Je dois signaler encore au nombre des événements officiels, à caractère international, l'inauguration, à Berne, le 7 octobre, du superbe monument que votre illustre compatriote, le sculpteur Saint-Marceau, a consacré à l'Union postale universelle dont on célébrait le trente-cinquième anniversaire. Des représentants de la plupart des Etats civilisés assistaient à cette cérémonie intéressante, et émouvante aussi pour qui réfléchit. Cette Union générale des postes qui, en 1874, à sa fondation, ne comprenait encore que l'Europe, les Etats-Unis d'Amérique et l'Egypte, embrasse aujour d'hui tous les Etats organisés du monde, de l'Alaska au cap de Bonne-Espérance et du cap Nord à la Nouvelle-Zélande. Et quand on songe que cette organisation mondiale, toujours en action, sans trêve et sans interruption, porte maintenant aux confins du monde, sans souci des obstacles et des frontières, les messages de joie ou de deuil, d'espérance ou de tristesse qui lui sont confiés par l'humanité civilisée tout entière, on peut bien dire avec M. Ruffy, le directeur du bureau central de l'Union, que cette création est une des œuvres, non seulement les plus utiles, mais les plus colossales du génie de l'homme.

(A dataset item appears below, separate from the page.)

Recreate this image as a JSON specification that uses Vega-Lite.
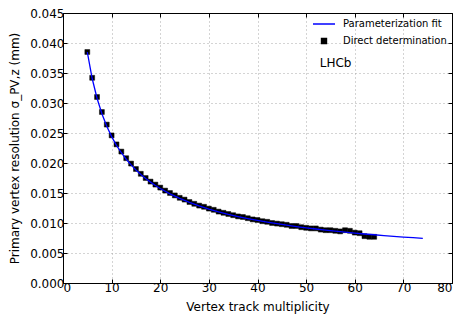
{
  "$schema": "https://vega.github.io/schema/vega-lite/v6.json",
  "width": 389,
  "height": 270,
  "autosize": "none",
  "padding": {"left": 63, "top": 13, "right": 14, "bottom": 39},
  "config": {
    "font": "DejaVu Sans",
    "view": {"stroke": "#000", "strokeWidth": 1},
    "axis": {
      "domainColor": "#000", "tickColor": "#000", "labelColor": "#000", "titleColor": "#000",
      "labelFontSize": 12, "titleFontSize": 12, "titleFontWeight": "normal",
      "labelFont": "DejaVu Sans", "titleFont": "DejaVu Sans",
      "tickSize": -4, "labelPadding": 3,
      "gridColor": "#a8a8a8", "gridDash": [1, 3], "gridWidth": 1
    },
    "legend": {"labelFont": "DejaVu Sans", "labelFontSize": 10, "labelColor": "#000", "symbolStrokeWidth": 1.5, "symbolOpacity": 1}
  },
  "datasets": {
    "fit": [
      {"n": 5, "sigma": 0.03846}, {"n": 6, "sigma": 0.03408}, {"n": 7, "sigma": 0.03079}, {"n": 8, "sigma": 0.02822},
      {"n": 9, "sigma": 0.02613}, {"n": 10, "sigma": 0.0244}, {"n": 11, "sigma": 0.02295}, {"n": 12, "sigma": 0.02171},
      {"n": 13, "sigma": 0.02063}, {"n": 14, "sigma": 0.01969}, {"n": 15, "sigma": 0.01884}, {"n": 16, "sigma": 0.0181},
      {"n": 17, "sigma": 0.01742}, {"n": 18, "sigma": 0.01681}, {"n": 19, "sigma": 0.01626}, {"n": 20, "sigma": 0.01575},
      {"n": 22, "sigma": 0.01486}, {"n": 24, "sigma": 0.01409}, {"n": 26, "sigma": 0.01343}, {"n": 28, "sigma": 0.01284},
      {"n": 30, "sigma": 0.01233}, {"n": 32, "sigma": 0.01187}, {"n": 34, "sigma": 0.01145}, {"n": 36, "sigma": 0.01108},
      {"n": 38, "sigma": 0.01074}, {"n": 40, "sigma": 0.01043}, {"n": 42, "sigma": 0.01015}, {"n": 44, "sigma": 0.00989},
      {"n": 46, "sigma": 0.00964}, {"n": 48, "sigma": 0.00941}, {"n": 50, "sigma": 0.0092}, {"n": 52, "sigma": 0.009},
      {"n": 54, "sigma": 0.00881}, {"n": 56, "sigma": 0.00863}, {"n": 58, "sigma": 0.00848}, {"n": 60, "sigma": 0.00832},
      {"n": 62, "sigma": 0.00817}, {"n": 64, "sigma": 0.00804}, {"n": 66, "sigma": 0.0079}, {"n": 68, "sigma": 0.00778},
      {"n": 70, "sigma": 0.00766}, {"n": 72, "sigma": 0.00755}, {"n": 74, "sigma": 0.00745}
    ],
    "meas": [
      {"n": 5, "sigma": 0.0385}, {"n": 6, "sigma": 0.0342}, {"n": 7, "sigma": 0.031}, {"n": 8, "sigma": 0.0285},
      {"n": 9, "sigma": 0.0264}, {"n": 10, "sigma": 0.0246}, {"n": 11, "sigma": 0.0231}, {"n": 12, "sigma": 0.0219},
      {"n": 13, "sigma": 0.0208}, {"n": 14, "sigma": 0.0199}, {"n": 15, "sigma": 0.019}, {"n": 16, "sigma": 0.0182},
      {"n": 17, "sigma": 0.0175}, {"n": 18, "sigma": 0.0169}, {"n": 19, "sigma": 0.0164}, {"n": 20, "sigma": 0.0159},
      {"n": 21, "sigma": 0.0154}, {"n": 22, "sigma": 0.015}, {"n": 23, "sigma": 0.0146}, {"n": 24, "sigma": 0.0142},
      {"n": 25, "sigma": 0.0139}, {"n": 26, "sigma": 0.0135}, {"n": 27, "sigma": 0.0132}, {"n": 28, "sigma": 0.0129},
      {"n": 29, "sigma": 0.0127}, {"n": 30, "sigma": 0.0124}, {"n": 31, "sigma": 0.0122}, {"n": 32, "sigma": 0.0119},
      {"n": 33, "sigma": 0.0117}, {"n": 34, "sigma": 0.0115}, {"n": 35, "sigma": 0.0113}, {"n": 36, "sigma": 0.0111},
      {"n": 37, "sigma": 0.011}, {"n": 38, "sigma": 0.0108}, {"n": 39, "sigma": 0.0106}, {"n": 40, "sigma": 0.0105},
      {"n": 41, "sigma": 0.0103}, {"n": 42, "sigma": 0.0102}, {"n": 43, "sigma": 0.01}, {"n": 44, "sigma": 0.0099},
      {"n": 45, "sigma": 0.0098}, {"n": 46, "sigma": 0.0097}, {"n": 47, "sigma": 0.0095}, {"n": 48, "sigma": 0.0095},
      {"n": 49, "sigma": 0.0093}, {"n": 50, "sigma": 0.0092}, {"n": 51, "sigma": 0.0091}, {"n": 52, "sigma": 0.0091},
      {"n": 53, "sigma": 0.0089}, {"n": 54, "sigma": 0.0088}, {"n": 55, "sigma": 0.0088}, {"n": 56, "sigma": 0.0087},
      {"n": 57, "sigma": 0.0086}, {"n": 58, "sigma": 0.0088}, {"n": 59, "sigma": 0.0087}, {"n": 60, "sigma": 0.0084},
      {"n": 61, "sigma": 0.0083}, {"n": 62, "sigma": 0.0078}, {"n": 63, "sigma": 0.0077}, {"n": 64, "sigma": 0.0077}
    ],
    "labels": [{"n": 52.8, "sigma": 0.0366, "text": "LHCb"}]
  },
  "layer": [
    {
      "data": {"name": "meas"},
      "mark": {"type": "point", "filled": true, "opacity": 1, "strokeWidth": 0.5},
      "encoding": {
        "x": {"field": "n", "type": "quantitative", "scale": {"domain": [0, 80]},
              "axis": {"values": [0, 10, 20, 30, 40, 50, 60, 70, 80], "title": "Vertex track multiplicity", "grid": true, "titlePadding": 8}},
        "y": {"field": "sigma", "type": "quantitative", "scale": {"domain": [0, 0.045]},
              "axis": {"values": [0, 0.005, 0.01, 0.015, 0.02, 0.025, 0.03, 0.035, 0.04, 0.045], "format": ".3f",
                       "title": "Primary vertex resolution σ_PV,z (mm)", "grid": true, "titlePadding": 8}},
        "color": {"datum": "Direct determination", "type": "nominal",
                  "scale": {"domain": ["Parameterization fit", "Direct determination"], "range": ["#0000ff", "#000000"]},
                  "legend": {"title": null, "orient": "none", "legendX": 249, "legendY": -1, "padding": 0, "rowPadding": 6, "labelOffset": 7}},
        "stroke": {"datum": "Direct determination", "type": "nominal",
                  "scale": {"domain": ["Parameterization fit", "Direct determination"], "range": ["#0000ff", "#000000"]},
                  "legend": {"title": null, "orient": "none", "legendX": 249, "legendY": -1, "padding": 0, "rowPadding": 6, "labelOffset": 7}},
        "shape": {"datum": "Direct determination", "type": "nominal",
                  "scale": {"domain": ["Parameterization fit", "Direct determination"], "range": ["stroke", "square"]},
                  "legend": {"title": null, "orient": "none", "legendX": 249, "legendY": -1, "padding": 0, "rowPadding": 6, "labelOffset": 7}},
        "size": {"datum": "Direct determination", "type": "ordinal",
                  "scale": {"domain": ["Parameterization fit", "Direct determination"], "range": [484, 24]},
                  "legend": {"title": null, "orient": "none", "legendX": 249, "legendY": -1, "padding": 0, "rowPadding": 6, "labelOffset": 7}}
      }
    },
    {
      "data": {"name": "fit"},
      "mark": {"type": "line", "strokeWidth": 1.3},
      "encoding": {
        "x": {"field": "n", "type": "quantitative",
              "axis": {"orient": "top", "labels": false, "title": null, "grid": false, "values": [0, 10, 20, 30, 40, 50, 60, 70, 80]}},
        "y": {"field": "sigma", "type": "quantitative",
              "axis": {"orient": "right", "labels": false, "title": null, "grid": false, "values": [0, 0.005, 0.01, 0.015, 0.02, 0.025, 0.03, 0.035, 0.04, 0.045]}},
        "color": {"datum": "Parameterization fit", "type": "nominal"}
      }
    },
    {
      "data": {"name": "labels"},
      "mark": {"type": "text", "align": "left", "baseline": "middle", "fontSize": 12, "font": "DejaVu Sans", "color": "#000"},
      "encoding": {
        "x": {"field": "n", "type": "quantitative", "axis": null},
        "y": {"field": "sigma", "type": "quantitative", "axis": null},
        "text": {"field": "text"}
      }
    }
  ],
  "resolve": {"axis": {"x": "independent", "y": "independent"}}
}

Parlons affaires. Les chemins de fer fédéraux ne sont pas sortis encore de leurs embarras financiers. L'année 1908 nous a laissé un déficit de 6,7 millions, celui de 1909 ne sera guère moindre, le budget pour 1910 en prévoit un de même dimension. Heureusement cette gêne momentanée n'est pas dûe à un sérieux ralentissement du trafic, encore que les recettes de 1908 et 1909 se soient ressenties de la crise financière qui a sévi sur toute l'Europe, mais bien à un accroissement anormal des dépenses d'exploitation. Les chemins de fer fédéraux eux-mêmes l'ont reconnu et la Direction générale a ordonné de sérieuses mesures d'économie, qui ont été immédiatement suivies d'effet. Malheureusement, la plus-value du bénéfice d'exploitation réalisée en 1909 est compensée par l'accroissement des charges de la dette et de l'amortissement du capital de construction et l'augmentation des traitements et salaires du personnel.

Il est maintenant reconnu de tout le monde qu'on s'est trompé, au moment de la nationalisation, dans la supputation du prix du rachat, tandis que, d'autre part, pour gagner l'opinion à l'exploitation par l'Etat, on baissait les tarifs au-delà du raisonnable. Il ne faudrait pas cependant tirer de ces faits des conclusions trop pessimistes la Direction générale est très prudente dans l'évaluation de ses recettes et il suffirait d'une reprise de trafic pour que le déficit actuel fût comblé.

Cependant, le Conseil des chemins de fer ne partage pas cet optimisme. Dès 1912, dit-il, de nouvelles dépenses sont à prévoir : une revision inévitable de la loi sur les traitements et les salaires du personnel entraînera une nouvelle dépense qui, avec l'aggravation du service et de l'amortissement de la dette, peut être évaluée à une vingtaine de millions. Même en escomptant une augmenta tion de recettes de 10 millions, on n'arrive pas à l'équilibre. Il faut donc majorer les tarifs, non pas ceux pour le transport des marchandises, déjà trop élevés, mais les tarifs-voyageurs, où il y a de la marge, surtout aux billets double course, moins chers en Suisse que dans les pays voisins. En fixant le prix du double-kilomètre à 7,3, 11, et 16,6 centimes pour les trois classes au lieu de 6,75, 10 et 15,6 centimes, on obtiendrait un accroissement de recettes de 3,2 millions; en augmentant en outre le prix des billets de plaisir, des abonnements à parcours déterminés et des abonnements généraux, on obtiendrait 4 millions. Même à ce prix augmenté, le billet double course sera moins cher encore que sous le régime des Compagnies. On a étudié d'autres moyens, relèvement du prix de la simple course, suppression des aller et retour avec tarif unique, taxes supplémentaires pour les trains rapides; on y a renoncé. Les chemins de fer fédéraux sont d'ailleurs pressés : ils voudraient voir les nouvelles taxes appliquées déjà fin 1910 ou, au plus tard, au 1er janvier 1911.

Le Conseil fédéral est d'accord et vient de saisir les Chambres d'un projet d'arrêté il fait siens les arguments du Conseil d'administration, constate que, grâce au renchérissement de toutes choses, la recette kilométrique de 4,19 centimes en 1903 est descendue à 3,67 cent. et juge que le public ne pourra pas se plaindre,s'il considère ce que l'administration de l'Etat a fait pour augmenter le nombre des trains, améliorer le matériel roulant et les installations fixes. Il reste à voir ce que diront les Chambres et si elles ne jugeront pas qu'avant d'en appeler à la bourse du public, il ne convient pas d'attendre encore et de rechercher si d'autres économies ne peuvent pas être faites par des simplifications dans l'organisation même du réseau fédéral et une réduction sensible du personnel des bureaux.